Logic Puzzles 101, from Grant Fikes, contains 101 hand-crafted puzzles to teach the art of logic for Masyu, Slitherlink, Yajilin, Nurikabe, and Fillomino puzzles. While we won’t have any new puzzles on the site this week, you can explore this 5-puzzle teaser with the easiest puzzles from each section.

Snake & Variations from Serkan Yürekli continues the successful series of classic puzzles and variations that started with Tapa and Kakuro titles. If you haven’t gotten enough of snakes after our recent Snake Pit week, please explore this new title with dozens of interesting Snake puzzles.

Site update to https

Quick note that we’re migrating our webpages to use https instead of http and cleaning up other minor things as we enter 2017. The only major issue we’ve identified in going to https is with the solving applet hosted by thegriddle (to clarify: the way you input solutions and add favorites) which will not load unless http connections are allowed. We expect a fix to this issue in 2017 so that all content can be loaded securely.

If you encounter other site issues over the next week, please comment here or send a private message so we can address them as quickly as possible.

Update: Expanded eBook Store

We’ve recently completed an expansion of our eBook store, adding in several titles that up to now were only available to our Grandmaster-level supporters.

Joining our existing titles available in PDF form, The Art of Sudoku and The Art of Puzzles, are these fun collections:

Colossal Cave Collection by Roger Barkan – 100 hand-crafted Cave puzzles with hints to solve all of the puzzles.

Tapa and Variations by Serkan Yürekli – 65 puzzles includes 17 new classic Tapa (including 1 giant), 36 new puzzles spread across 9 variations, and 12 favorites from past puzzle competitions.

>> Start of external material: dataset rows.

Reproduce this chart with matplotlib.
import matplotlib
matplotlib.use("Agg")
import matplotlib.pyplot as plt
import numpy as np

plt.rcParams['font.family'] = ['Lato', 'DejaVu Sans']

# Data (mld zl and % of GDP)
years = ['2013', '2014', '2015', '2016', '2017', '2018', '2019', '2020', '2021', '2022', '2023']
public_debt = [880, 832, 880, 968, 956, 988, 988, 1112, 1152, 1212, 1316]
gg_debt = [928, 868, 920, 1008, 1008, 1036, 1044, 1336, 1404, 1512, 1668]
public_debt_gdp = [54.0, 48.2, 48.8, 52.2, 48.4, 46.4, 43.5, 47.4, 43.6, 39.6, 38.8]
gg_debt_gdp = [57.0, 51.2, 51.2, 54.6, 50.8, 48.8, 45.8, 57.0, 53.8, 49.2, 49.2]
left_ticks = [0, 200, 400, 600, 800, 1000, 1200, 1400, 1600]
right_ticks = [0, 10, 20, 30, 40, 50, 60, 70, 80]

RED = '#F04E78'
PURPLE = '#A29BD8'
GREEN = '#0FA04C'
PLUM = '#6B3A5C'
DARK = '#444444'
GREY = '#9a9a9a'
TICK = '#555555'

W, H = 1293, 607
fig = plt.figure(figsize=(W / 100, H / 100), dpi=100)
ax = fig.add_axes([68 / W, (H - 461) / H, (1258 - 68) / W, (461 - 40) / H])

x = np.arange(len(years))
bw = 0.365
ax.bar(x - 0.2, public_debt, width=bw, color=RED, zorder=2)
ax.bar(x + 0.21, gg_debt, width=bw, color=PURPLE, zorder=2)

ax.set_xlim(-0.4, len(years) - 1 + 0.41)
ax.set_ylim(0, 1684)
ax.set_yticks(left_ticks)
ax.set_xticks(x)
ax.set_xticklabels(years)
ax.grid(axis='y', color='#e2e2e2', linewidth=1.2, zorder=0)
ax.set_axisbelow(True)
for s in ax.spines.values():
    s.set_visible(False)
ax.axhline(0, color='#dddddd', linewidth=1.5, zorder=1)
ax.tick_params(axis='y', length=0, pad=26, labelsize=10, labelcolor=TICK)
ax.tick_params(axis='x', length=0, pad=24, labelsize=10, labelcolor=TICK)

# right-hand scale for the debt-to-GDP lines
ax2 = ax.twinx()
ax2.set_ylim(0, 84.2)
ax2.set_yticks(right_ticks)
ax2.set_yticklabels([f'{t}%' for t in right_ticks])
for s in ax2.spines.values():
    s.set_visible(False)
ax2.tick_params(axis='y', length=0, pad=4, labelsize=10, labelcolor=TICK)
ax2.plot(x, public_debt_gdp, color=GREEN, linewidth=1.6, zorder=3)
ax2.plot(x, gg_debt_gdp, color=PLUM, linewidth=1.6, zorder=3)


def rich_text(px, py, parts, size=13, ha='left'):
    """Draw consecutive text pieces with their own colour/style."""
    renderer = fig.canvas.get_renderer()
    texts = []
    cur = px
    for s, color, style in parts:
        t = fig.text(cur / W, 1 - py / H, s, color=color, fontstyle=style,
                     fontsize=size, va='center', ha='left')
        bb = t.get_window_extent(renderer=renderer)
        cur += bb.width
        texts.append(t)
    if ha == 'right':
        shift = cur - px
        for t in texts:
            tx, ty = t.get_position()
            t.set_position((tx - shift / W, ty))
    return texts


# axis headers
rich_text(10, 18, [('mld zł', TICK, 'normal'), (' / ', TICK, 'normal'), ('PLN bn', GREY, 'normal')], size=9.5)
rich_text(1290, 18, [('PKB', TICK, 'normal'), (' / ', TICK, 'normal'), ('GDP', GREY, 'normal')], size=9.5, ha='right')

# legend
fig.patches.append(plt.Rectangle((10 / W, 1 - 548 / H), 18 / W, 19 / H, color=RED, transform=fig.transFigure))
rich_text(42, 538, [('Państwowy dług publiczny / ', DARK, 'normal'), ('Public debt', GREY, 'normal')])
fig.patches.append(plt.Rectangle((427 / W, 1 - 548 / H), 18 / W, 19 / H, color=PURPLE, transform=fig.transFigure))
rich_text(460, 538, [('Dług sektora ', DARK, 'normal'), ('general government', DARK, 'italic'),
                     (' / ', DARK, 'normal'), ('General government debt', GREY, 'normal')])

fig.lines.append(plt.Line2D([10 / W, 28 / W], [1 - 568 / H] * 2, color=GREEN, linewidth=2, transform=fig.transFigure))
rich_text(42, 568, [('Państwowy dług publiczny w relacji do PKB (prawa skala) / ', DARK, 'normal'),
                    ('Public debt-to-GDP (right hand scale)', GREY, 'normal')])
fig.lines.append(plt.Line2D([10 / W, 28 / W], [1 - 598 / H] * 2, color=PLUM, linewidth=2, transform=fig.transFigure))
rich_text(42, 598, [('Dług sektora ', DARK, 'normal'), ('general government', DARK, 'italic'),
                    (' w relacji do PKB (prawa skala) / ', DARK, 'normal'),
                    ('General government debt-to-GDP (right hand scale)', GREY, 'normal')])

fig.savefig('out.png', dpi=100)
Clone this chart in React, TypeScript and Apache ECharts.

Kakuro and Variations by Serkan Yürekli – 77 puzzles includes 13 new classic Kakuro (including 1 giant), 56 new puzzles spread across 7 variations, and 8 favorites from past puzzle competitions.

LOTS O’ LITS by Grant Fikes and Prasanna Seshadri – 41 LITS puzzles including 2 giant puzzles. Also includes hints to help solve all the puzzles.

Fill o’ Fillomino by Grant Fikes – 40 Fillomino puzzles including 5 giant puzzles.

Tapa-Like Loop Collection by Prasanna Seshadri – 34 Tapa-Like Loop puzzles, including one giant puzzle.

We’ll be highlighting some of these titles more in the coming weeks, as well as releasing two more collections before the start of 2017.